Gastón Baquero, Severo Sarduy, Heberto Padilla, Lydia Cabrera, Leví Marrero, Enrique Labrador Ruiz, Jesús Díaz o Reinaldo Arenas asistieron al triste convite de la muerte sin ver disuelto el estigma de "malditos" que impidió durante décadas que sus libros fueran impresos y leídos a la luz del día en Cuba. Habían decidido vivir en el exilio y esto fue suficiente para provocar la ira y la sentencia de los catones.
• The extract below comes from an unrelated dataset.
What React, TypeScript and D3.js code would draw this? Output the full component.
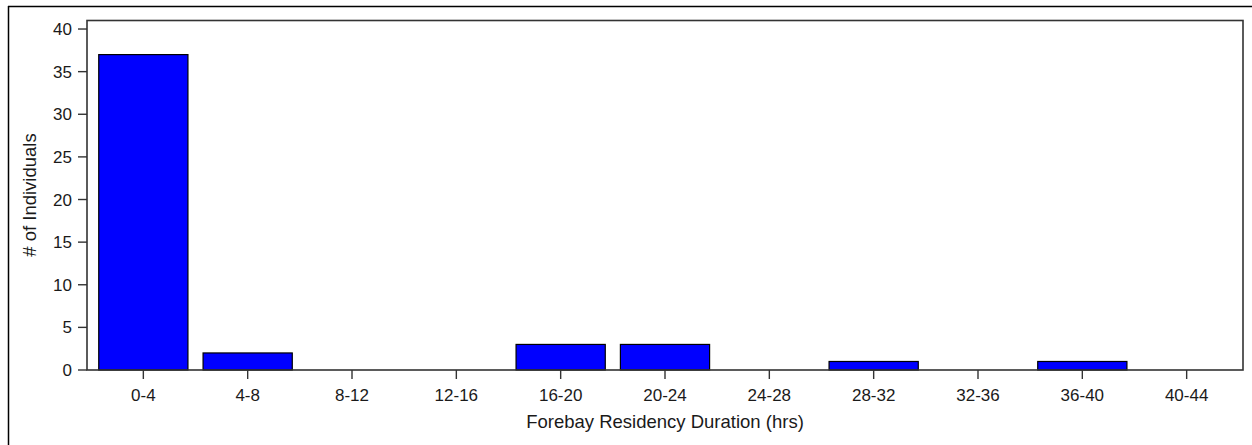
import React from "react";
import * as d3 from "d3";

const categories = ["0-4", "4-8", "8-12", "12-16", "16-20", "20-24", "24-28", "28-32", "32-36", "36-40", "40-44"];
const counts = [37, 2, 0, 0, 3, 3, 0, 1, 0, 1, 0];
const yTicks = [0, 5, 10, 15, 20, 25, 30, 35, 40];
const xTitle = "Forebay Residency Duration (hrs)";
const yTitle = "# of Individuals";

const W = 1252;
const H = 445;
const plot = { left: 87, right: 1243, top: 20.5, bottom: 370 };
const FONT = "'Liberation Sans', Arial, sans-serif";

export default function App() {
  const x = d3
    .scaleBand<string>()
    .domain(categories)
    .range([plot.left, plot.right])
    .paddingInner(0)
    .paddingOuter(0.04);
  const y = d3.scaleLinear().domain([0, 41]).range([plot.bottom, plot.top]);
  const barW = x.step() * 0.855;

  return (
    <svg
      width={W}
      height={H}
      style={{ position: "absolute", left: 0, top: 0, background: "#fff" }}
      fontFamily={FONT}
    >
      <rect x={0} y={0} width={W} height={H} fill="#fff" />
      {/* outer frame */}
      <line x1={8} y1={6.5} x2={W} y2={6.5} stroke="#000" strokeWidth={1.5} />
      <line x1={8.5} y1={6} x2={8.5} y2={H} stroke="#000" strokeWidth={1.5} />

      {/* bars */}
      {categories.map((c, i) =>
        counts[i] > 0 ? (
          <rect
            key={c}
            x={x(c)! + x.bandwidth() / 2 - barW / 2}
            y={y(counts[i])}
            width={barW}
            height={y(0) - y(counts[i])}
            fill="#0000ff"
            stroke="#000"
            strokeWidth={1.2}
          />
        ) : null
      )}

      {/* plot border */}
      <rect
        x={plot.left}
        y={plot.top}
        width={plot.right - plot.left}
        height={plot.bottom - plot.top}
        fill="none"
        stroke="#333"
        strokeWidth={1.6}
      />

      {/* y axis ticks */}
      {yTicks.map((t) => (
        <g key={t}>
          <line x1={plot.left - 9} x2={plot.left} y1={y(t)} y2={y(t)} stroke="#333" strokeWidth={1.4} />
          <text
            x={plot.left - 15}
            y={y(t)}
            dy="0.36em"
            textAnchor="end"
            fontSize={17}
            fill="#1a1a1a"
          >
            {t}
          </text>
        </g>
      ))}

      {/* x axis ticks */}
      {categories.map((c) => {
        const cx = x(c)! + x.bandwidth() / 2;
        return (
          <g key={c}>
            <line x1={cx} x2={cx} y1={plot.bottom} y2={plot.bottom + 9} stroke="#333" strokeWidth={1.4} />
            <text x={cx} y={plot.bottom + 25} dy="0.36em" textAnchor="middle" fontSize={17} fill="#1a1a1a">
              {c}
            </text>
          </g>
        );
      })}

      {/* axis titles */}
      <text
        x={(plot.left + plot.right) / 2}
        y={421}
        dy="0.36em"
        textAnchor="middle"
        fontSize={18.5}
        fill="#1a1a1a"
      >
        {xTitle}
      </text>
      <text
        transform={`translate(29, ${195}) rotate(-90)`}
        dy="0.36em"
        textAnchor="middle"
        fontSize={18.5}
        fill="#1a1a1a"
      >
        {yTitle}
      </text>
    </svg>
  );
}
Otros ilustres muertos, como Virgilio Piñera y José Lezama Lima, ni siquiera necesitaron atravesar el mar para convertirse en malditos, exiliados dentro de su isla e igualmente condenados al olvido por motivos parecidos, que se agravaron, tal vez, con otros muy íntimos y personales.

La poetisa Dulce María Loynaz, uno de los tres Premio Cervantes obtenidos por la literatura cubana, vivió largos años, los de su madurez, exiliada en una casa habanera, mientras su obra y su propia existencia eran cubiertas por una aplastante loza de silencio. Nunca manifestó claramente ideas políticas, pero tampoco se congraciaba con el régimen. Sencillamente le viró las espaldas, como ante un feo paisaje. Y con ello aseguró su condena. Sólo la concesión del más trascendente premio literario del idioma hizo de aquella veda, absurda y aberrante, un proyecto en quiebra, aun bajo el poder totalitario.

Sin embargo, a Guillermo Cabrera Infante ni siquiera el Cervantes ha conseguido librarlo del escarnio. Luego de permanecer por más de treinta y cinco años exiliado, su nombre constituye apenas un oscuro mito para los lectores cubanos, la mayoría de los cuales no ha tenido en las manos un solo libro suyo, en tanto una pequeña parte conoce sólo por referencias Tres tristes tigres y otra parte, la mínima, lo ha leído. Y eso que desde hace mucho tiempo alinea entre los más ilustres escritores vivos de Hispanoamérica.

Ilustre también fue el historiador José Moreno Fraginals, grande entre los grandes cubanos de todos los tiempos. Mientras vivió y trabajó en La Habana, su labor no recibió nunca el tratamiento que en verdad merecía. Pero cuando ya viejo determinó trasladar su residencia a los Estados Unidos, enseguida se alborotó el avispero.